Before beginning it is important to note that every cycle that a graph has creates a face. Also, the infinite plane that the graph is sitting in is also a face.

If a finite, connected, planar graph has v vertices, e edges, and f faces without any intersecting edges then

v – e + f = 2.

Before beginning it is important to note that every cycle that a graph has creates a face. Also, the infinite plane that the graph is sitting in is also a face.

A graph can either have one or more cycles or have zero cycles. A graph without any cycles, acyclic, can pretty easily be shown that the Euler characteristic holds. Look at the acyclic graph below.

There are 6 vertices (v=6), 5 edges (e=5), and only 1 face (f=1). Therefore,

v – e + f = 6 – 5 + 1 = 2,

which is what we wanted.

More generally, a graph that is acyclic and connected will always have one less edge than it has vertices (e = v – 1). Otherwise, a cycle would be created. Also, a graph that is acyclic will always have exactly one face (f = 1) because any additional faces have to be created by the presence of a cycle. Therefore,

v – e + f = v – (v – 1) + 1 = 1 + 1 =2

Now, let’s look at the case where the graph does contain one or more cycles. The graph below has 6 vertices (v = 6), 7 edges (e = 7) and 3 faces (f=3).

So,

v – e + f = 6 – 7 +3 = 2.

The Euler characteristic for this graph with 2 cycles is still 2.

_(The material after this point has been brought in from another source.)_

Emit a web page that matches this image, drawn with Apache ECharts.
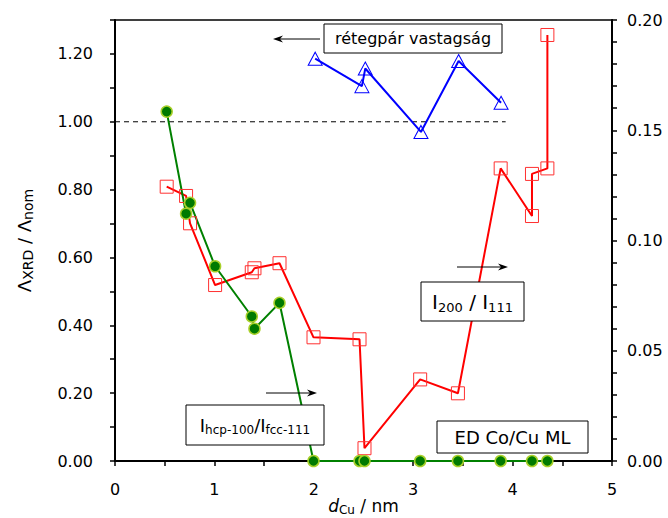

In order to show this for a general case, let’s start to remove the edges that create a cycle. First, we will remove edge 7.

There are still 6 vertices (v = 6) , but there are now only 6 edges (e = 6) and 2 faces (f=2). Now,

v – e + f = 6 – 6 + 2 = 2.

Even though we have deleted an edge, the Euler characteristic has remained the same.

If we remove edge 6, the number of vertices will remain the same. However, the number of edges and faces will both decrease by 1 again.

We see that the number of vertices is still 6 (v = 6), the number of edges is now 5 (v = 5), and the number of faces is now 1 (f = 1). We have the same values for v, e, and f as we did in the case were the graph did not contain any cycles. Therefore,

v – e + f = 6 – 5 +1 = 2.

As we saw, after deleting an edge that is in a cycle, the cycle no longer exists. Also,

v ‘ = v

e ‘ = e – 1

f ‘ = f-1

where v ‘ , e ‘ , and f ‘ are the number of vertices, edges, and faces in the graph once the specified edge has been removed, respectively. By using the above values for v ‘ , e ‘ , and f ‘ we get that

v ‘ – e ‘ + f ‘ = v – (e-1) + (f – 1) = v – e + f.

This will remain true no matter how many edges are removed in order to create a graph that does not contain any cycles. Since we have already shown that v – e + f is equal to 2 when a graph does not contain any cycles, we can now conclude that v – e + f is equal to 2 for any finite, connected, planar graph.

So, every planar, connected graph has an Euler Characteristic of 2. This can be useful in determining a missing piece of information. If you desire to create a connected planar graph and you know that you need to have 10 vertices and 14 edges, then you know that you will have to have 6 faces. This is because in order for

10-14+f=2

f must equal 6. From there, you know that your graph will have to have 5 cycles in it, since each cycle creates a face and then there is the infinite face created from the plane that the graph is on. Also, if you are given the number of vertices, edges, and faces a graph has, you can determine if it is planar given that it is a connected graph. If the Euler Characteristic isn’t two, then you know it isn’t possible to create a planar connected graph using the given information.

By utilizing the Euler Characteristic of a graph, you can save a lot of time in trying to draw a planar representation of a graph that may not be even be planar.

So if you have a cycle you have to include a face for it? Why does the plane the points lie in count as a face?

A lot of fun math in this, explained well.

For an exemplar, consider adding a summary. For this post, it should probably be about the key ideas &/or importance of this work.